» **Task prompt**: Count the lines below that include the word "matplotlib" and write that number alone.

» **Data lines**:
============================================================
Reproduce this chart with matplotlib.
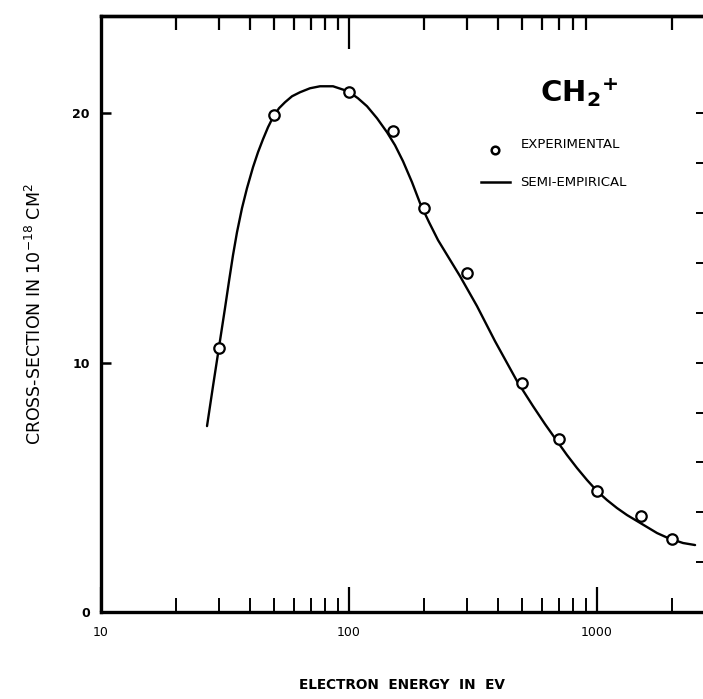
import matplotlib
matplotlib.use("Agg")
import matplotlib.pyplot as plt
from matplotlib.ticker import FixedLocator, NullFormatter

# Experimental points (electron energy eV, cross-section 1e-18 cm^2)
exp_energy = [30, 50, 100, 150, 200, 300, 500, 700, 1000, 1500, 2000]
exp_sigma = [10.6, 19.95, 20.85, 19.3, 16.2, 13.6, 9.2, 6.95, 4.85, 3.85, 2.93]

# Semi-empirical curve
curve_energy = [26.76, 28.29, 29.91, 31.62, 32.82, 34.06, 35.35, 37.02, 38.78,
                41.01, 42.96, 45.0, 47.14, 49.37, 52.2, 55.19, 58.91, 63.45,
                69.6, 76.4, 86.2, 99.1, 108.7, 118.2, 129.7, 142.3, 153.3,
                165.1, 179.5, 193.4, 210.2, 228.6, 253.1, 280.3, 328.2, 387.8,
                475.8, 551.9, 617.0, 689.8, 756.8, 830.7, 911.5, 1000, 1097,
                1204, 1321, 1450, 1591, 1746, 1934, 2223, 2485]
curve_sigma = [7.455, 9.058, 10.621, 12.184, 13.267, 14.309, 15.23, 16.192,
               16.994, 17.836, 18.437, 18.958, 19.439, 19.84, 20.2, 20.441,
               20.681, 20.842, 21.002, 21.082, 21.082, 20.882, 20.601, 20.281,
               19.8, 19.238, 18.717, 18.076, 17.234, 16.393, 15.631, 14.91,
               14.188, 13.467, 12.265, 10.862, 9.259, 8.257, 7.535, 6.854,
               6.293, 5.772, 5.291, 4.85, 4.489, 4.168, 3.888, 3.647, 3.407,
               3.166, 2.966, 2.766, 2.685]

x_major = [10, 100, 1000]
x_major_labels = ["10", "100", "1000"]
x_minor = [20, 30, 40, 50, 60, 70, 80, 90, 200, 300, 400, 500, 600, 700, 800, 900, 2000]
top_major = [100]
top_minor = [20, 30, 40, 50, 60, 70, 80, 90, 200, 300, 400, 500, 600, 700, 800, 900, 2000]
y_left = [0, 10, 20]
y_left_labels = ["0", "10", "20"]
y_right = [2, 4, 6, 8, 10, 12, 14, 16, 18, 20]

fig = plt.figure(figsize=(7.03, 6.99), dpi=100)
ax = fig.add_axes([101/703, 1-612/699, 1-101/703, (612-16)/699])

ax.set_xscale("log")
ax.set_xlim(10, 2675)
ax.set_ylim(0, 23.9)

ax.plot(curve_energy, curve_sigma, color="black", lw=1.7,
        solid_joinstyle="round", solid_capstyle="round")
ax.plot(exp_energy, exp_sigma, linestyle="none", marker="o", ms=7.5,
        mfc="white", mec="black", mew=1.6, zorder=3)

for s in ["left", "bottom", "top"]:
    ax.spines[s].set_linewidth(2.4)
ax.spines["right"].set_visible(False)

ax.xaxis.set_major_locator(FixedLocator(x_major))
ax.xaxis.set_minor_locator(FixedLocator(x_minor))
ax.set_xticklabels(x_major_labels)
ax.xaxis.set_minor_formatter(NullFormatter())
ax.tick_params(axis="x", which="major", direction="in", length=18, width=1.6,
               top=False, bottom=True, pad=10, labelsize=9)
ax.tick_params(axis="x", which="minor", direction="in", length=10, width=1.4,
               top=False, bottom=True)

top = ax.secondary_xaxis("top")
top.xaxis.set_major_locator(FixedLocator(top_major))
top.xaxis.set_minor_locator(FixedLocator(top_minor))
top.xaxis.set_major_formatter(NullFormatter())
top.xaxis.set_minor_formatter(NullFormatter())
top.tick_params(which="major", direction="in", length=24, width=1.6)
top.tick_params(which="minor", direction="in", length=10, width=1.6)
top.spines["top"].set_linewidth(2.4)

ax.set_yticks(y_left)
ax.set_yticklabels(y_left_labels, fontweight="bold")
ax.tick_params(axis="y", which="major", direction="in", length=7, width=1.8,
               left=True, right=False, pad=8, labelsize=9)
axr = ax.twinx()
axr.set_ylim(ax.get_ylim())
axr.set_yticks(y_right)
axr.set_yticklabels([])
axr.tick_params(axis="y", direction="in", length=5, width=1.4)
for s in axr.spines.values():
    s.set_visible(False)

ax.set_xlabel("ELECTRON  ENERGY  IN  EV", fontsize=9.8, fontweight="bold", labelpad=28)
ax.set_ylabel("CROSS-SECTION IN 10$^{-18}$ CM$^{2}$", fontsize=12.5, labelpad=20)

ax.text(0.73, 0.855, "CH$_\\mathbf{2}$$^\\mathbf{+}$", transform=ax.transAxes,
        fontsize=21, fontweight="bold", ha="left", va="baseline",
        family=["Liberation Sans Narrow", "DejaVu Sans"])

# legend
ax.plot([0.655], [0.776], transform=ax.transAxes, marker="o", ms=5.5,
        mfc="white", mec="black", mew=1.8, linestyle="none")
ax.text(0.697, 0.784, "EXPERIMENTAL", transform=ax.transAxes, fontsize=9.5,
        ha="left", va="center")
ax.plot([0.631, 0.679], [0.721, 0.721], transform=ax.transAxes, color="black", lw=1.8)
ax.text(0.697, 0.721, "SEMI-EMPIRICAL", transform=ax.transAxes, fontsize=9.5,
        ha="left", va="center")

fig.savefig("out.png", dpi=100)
============================================================
» **Answer to the problem**: 5